Understanding line equations is fundamental when working with geometric shapes like a rhombus, especially for determining properties such as vertices. A line equation in two dimensions can be expressed in the general form of \(Ax + By + C = 0\). Here, \(A\), \(B\), and \(C\) are constants, and \(x\) and \(y\) are variables representing points on the line.

For example, the given problem provides two lines: \(x-y+1 = 0\) and \(7x-y-5 = 0\). These equations suggest that lines are utilized as sides of a rhombus. To make use of these equations effectively, rewriting them can help reveal important characteristics such as slope, which provides insights into the angles and parallel properties required to form a rhombus.

• The line \(x-y+1 = 0\) can be rewritten as \(y = x + 1\) by isolating \(y\).
• Similarly, rewriting \(7x-y-5 = 0\) results in \(y = 7x - 5\).

These transformations make it easier to identify the slope of each line, which we explore next.

The slope-intercept form is a way of writing the equation of a line so that the slope and y-intercept are immediately clear. This form is expressed as \(y = mx + b\), where \(m\) is the slope and \(b\) is the y-intercept. Knowing the slope is essential for understanding how two lines in a rhombus will interact.

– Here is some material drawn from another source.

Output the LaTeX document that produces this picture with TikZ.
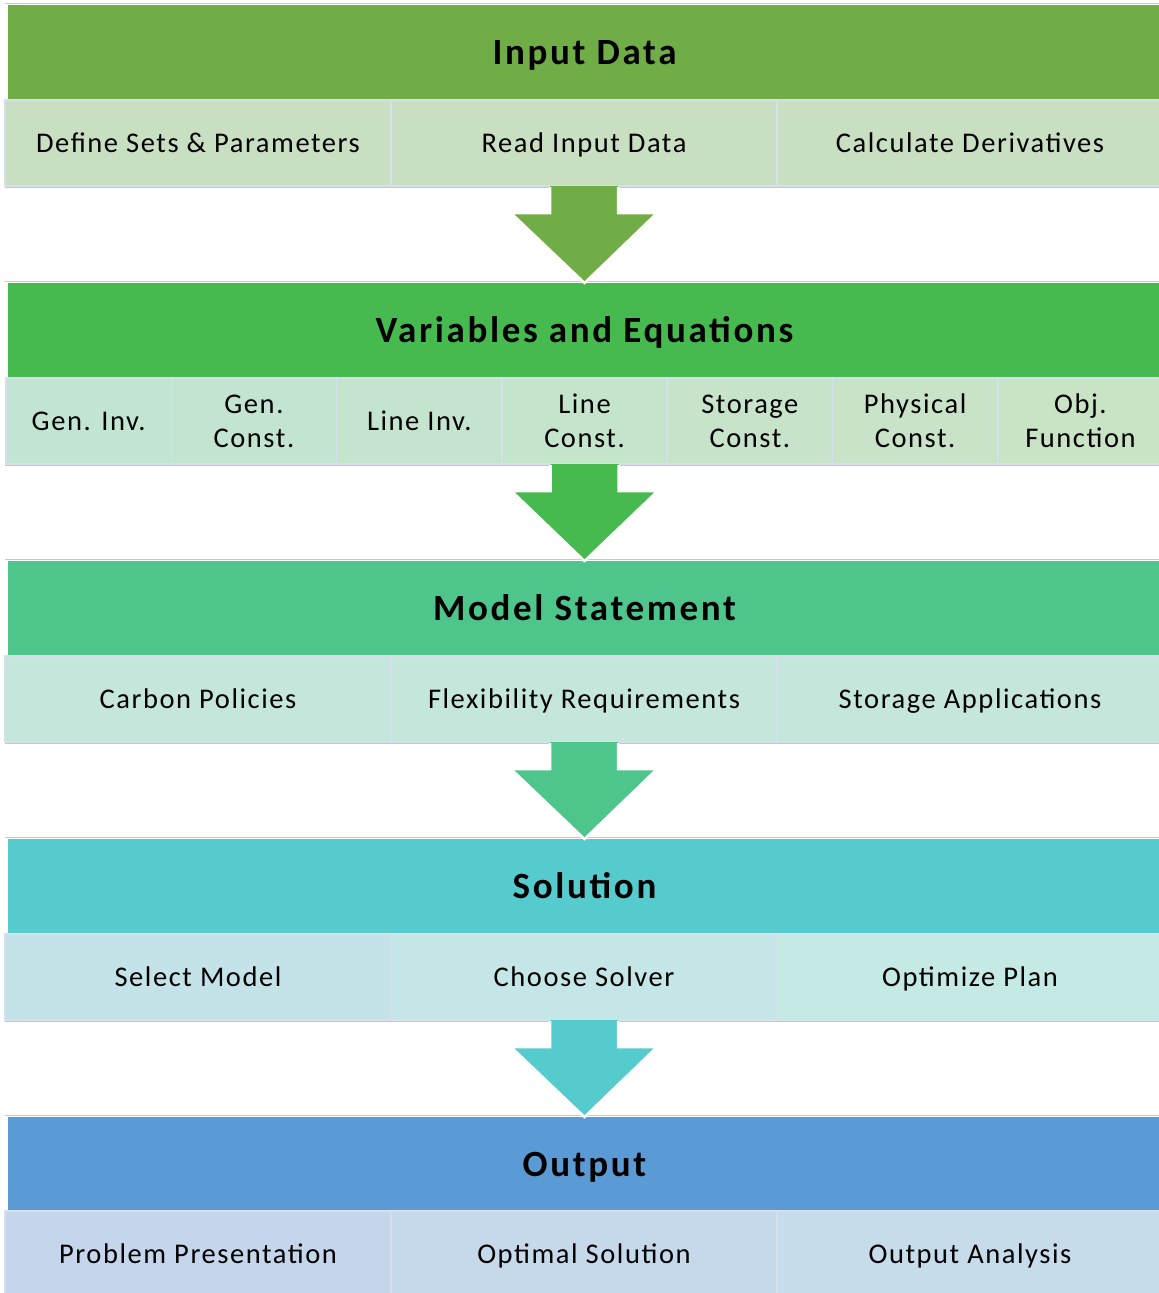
\documentclass[tikz,border=0pt]{standalone}
\usepackage{fontspec}
\setmainfont{Carlito}
\newfontfamily\titlefont[LetterSpace=7.2]{Carlito}
\newfontfamily\cellfont[LetterSpace=5.5]{Carlito}
\usetikzlibrary{calc}

\definecolor{hdrA}{HTML}{70AD47}
\definecolor{hdrB}{HTML}{47BA4F}
\definecolor{hdrC}{HTML}{4EC58B}
\definecolor{hdrD}{HTML}{55CBCD}
\definecolor{hdrE}{HTML}{5B9BD5}
\definecolor{subA}{HTML}{C9DFC1}
\definecolor{subBl}{HTML}{C2E4D3}
\definecolor{subBr}{HTML}{C9E3C5}
\definecolor{subC}{HTML}{C4E6DB}
\definecolor{subDl}{HTML}{C4E3E9}
\definecolor{subDr}{HTML}{C5E9E5}
\definecolor{subEl}{HTML}{C5D5EB}
\definecolor{subEr}{HTML}{C6DCEB}
\definecolor{cellline}{HTML}{D6DFEC}
\definecolor{rule}{HTML}{C8C8C8}

\tikzset{
  hdr/.style={rectangle, anchor=north west, inner sep=0pt, outer sep=0pt,
    minimum width=1153pt, minimum height=95pt,
    text height=28pt, text depth=4pt,
    font=\titlefont\fontsize{37}{42}\selectfont\bfseries, text=black},
  cell/.style={rectangle, anchor=north west, inner sep=0pt, outer sep=0pt,
    draw=cellline, line width=1.5pt, minimum height=86pt, align=center,
    font=\cellfont\fontsize{28.5}{34}\selectfont, text=black},
  oneline/.style={text height=22pt, text depth=4pt},
  wide/.style={cell, oneline, minimum width=386pt},
  narrow/.style={cell, minimum width=165.3pt},
  rulel/.style={rule, line width=1pt},
}

% block arrow from the bottom of a cell to the top of the next header
\newcommand\blockarrow[3]{%
  \fill[#3] ($(#1.south)+(-34,0)$) -- ($(#1.south)+(-34,27)$) -- ($(#1.south)+(-73,27)$)
    -- (#2.north) -- ($(#1.south)+(73,27)$) -- ($(#1.south)+(34,27)$) -- ($(#1.south)+(34,0)$) -- cycle;
  \draw[white, line width=2.5pt, line join=miter]
    ($(#1.south)+(-34,1)$) -- ($(#1.south)+(-34,27)$) -- ($(#1.south)+(-73,27)$)
    -- (#2.north) -- ($(#1.south)+(73,27)$) -- ($(#1.south)+(34,27)$) -- ($(#1.south)+(34,1)$);
}

\begin{document}
\begin{tikzpicture}[x=1pt, y=-1pt]
\useasboundingbox (0,0) rectangle (1159,1293);
\fill[white] (0,0) rectangle (1159,1293);

% ---------- Input Data ----------
\draw[rulel] (5,3) -- (1159,3);
\node[hdr, fill=hdrA] (h1) at (8,5) {Input Data};
\node[wide, fill=subA] (a1) at (5,100) {Define Sets \& Parameters};
\node[wide, fill=subA] (a2) at (391,100) {Read Input Data};
\node[wide, fill=subA] (a3) at (777,100) {Calculate Derivatives};
\draw[rulel] (5,187) -- (1159,187);

% ---------- Variables and Equations ----------
\draw[rulel] (5,281) -- (1159,281);
\node[hdr, fill=hdrB] (h2) at (8,283) {Variables and Equations};
\node[narrow, oneline, fill=subBl] (b1) at (6,378) {Gen. Inv.};
\node[narrow, fill=subBl!83!subBr] (b2) at (171.3,378) {Gen.\\Const.};
\node[narrow, oneline, fill=subBl!67!subBr] (b3) at (336.6,378) {Line Inv.};
\node[narrow, fill=subBl!50!subBr] (b4) at (501.9,378) {Line\\Const.};
\node[narrow, fill=subBl!33!subBr] (b5) at (667.2,378) {Storage\\Const.};
\node[narrow, fill=subBl!17!subBr] (b6) at (832.5,378) {Physical\\Const.};
\node[narrow, fill=subBr] (b7) at (997.8,378) {Obj.\\Function};
\draw[rulel] (5,465) -- (1159,465);

% ---------- Model Statement ----------
\draw[rulel] (5,559) -- (1159,559);
\node[hdr, fill=hdrC] (h3) at (8,561) {Model Statement};
\node[wide, fill=subC] (c1) at (5,656) {Carbon Policies};
\node[wide, fill=subC] (c2) at (391,656) {Flexibility Requirements};
\node[wide, fill=subC] (c3) at (777,656) {Storage Applications};
\draw[rulel] (5,743) -- (1159,743);

% ---------- Solution ----------
\draw[rulel] (5,837) -- (1159,837);
\node[hdr, fill=hdrD] (h4) at (8,839) {Solution};
\node[wide, fill=subDl] (d1) at (5,934) {Select Model};
\node[wide, fill=subDl!50!subDr] (d2) at (391,934) {Choose Solver};
\node[wide, fill=subDr] (d3) at (777,934) {Optimize Plan};
\draw[rulel] (5,1021) -- (1159,1021);

% ---------- Output ----------
\draw[rulel] (5,1115) -- (1159,1115);
\node[hdr, fill=hdrE, minimum height=94pt] (h5) at (8,1117) {Output};
\node[wide, fill=subEl] (e1) at (5,1211) {Problem Presentation};
\node[wide, fill=subEl!50!subEr] (e2) at (391,1211) {Optimal Solution};
\node[wide, fill=subEr] (e3) at (777,1211) {Output Analysis};

% ---------- arrows between stages ----------
\blockarrow{a2}{h2}{hdrA}
\blockarrow{b4}{h3}{hdrB}
\blockarrow{c2}{h4}{hdrC}
\blockarrow{d2}{h5}{hdrD}
\end{tikzpicture}
\end{document}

In the problem, transforming the line equations into slope-intercept form allowed us to determine:

• For the line \(x - y + 1 = 0\), rewritten as \(y = x + 1\), the slope \(m\) is 1.
• For the line \(7x - y - 5 = 0\), rewritten as \(y = 7x - 5\), the slope \(m\) is 7.

Each slope indicates the angle of the respective line with the x-axis, which is critical when analyzing the shape and symmetry of a rhombus. Lines that are supposed to be parallel in a rhombus will share the same slope, a fact we leverage in subsequent calculations.

The intersection of diagonals is a crucial concept in solving problems involving rhombuses. The diagonals of a rhombus are always perpendicular and bisect each other at the center. The given exercise provides the intersection point of the diagonals at \((-1, -2)\), which serves as a central reference for calculating vertex locations.

The midpoint of the diagonals in a rhombus is equidistant from all vertices. Therefore, knowing this point assists in determining equations of lines parallel to the given sides through this intersection point. For the provided exercise, this means:

• A line parallel to \(x-y+1=0\) passing through \((-1, -2)\) results in the equation \(y = x - 1\).
• A line parallel to \(7x-y-5=0\) passing through \((-1, -2)\) results in the equation \(y = 7x + 5\).

These newly calculated lines aid in locating the other sides of the rhombus, setting the stage for finding the vertices.

Vertices calculation is the final step where the actual corners or vertices of the rhombus are determined through intersection points of the adjacent lines. In this problem, it requires solving systems of equations using the line equations.

Each vertex corresponds to an intersection point of two lines. The process generally involves solving the equations simultaneously. For instance:

• To find one vertex, solve the equation \(x-y+1=0\) with \(y=7x+5\). This provides a point \((x, y)\) representing one vertex.
• Another vertex is found by solving \(7x-y-5=0\) with \(y=x-1\).

These processes yield the locations of vertices on the coordinate plane. By comparing these results with the provided answer choices, you match the correct vertex and thus solve the problem effectively. Understanding these calculations ensures accurate application to similar geometric problems involving polygons like rhombuses.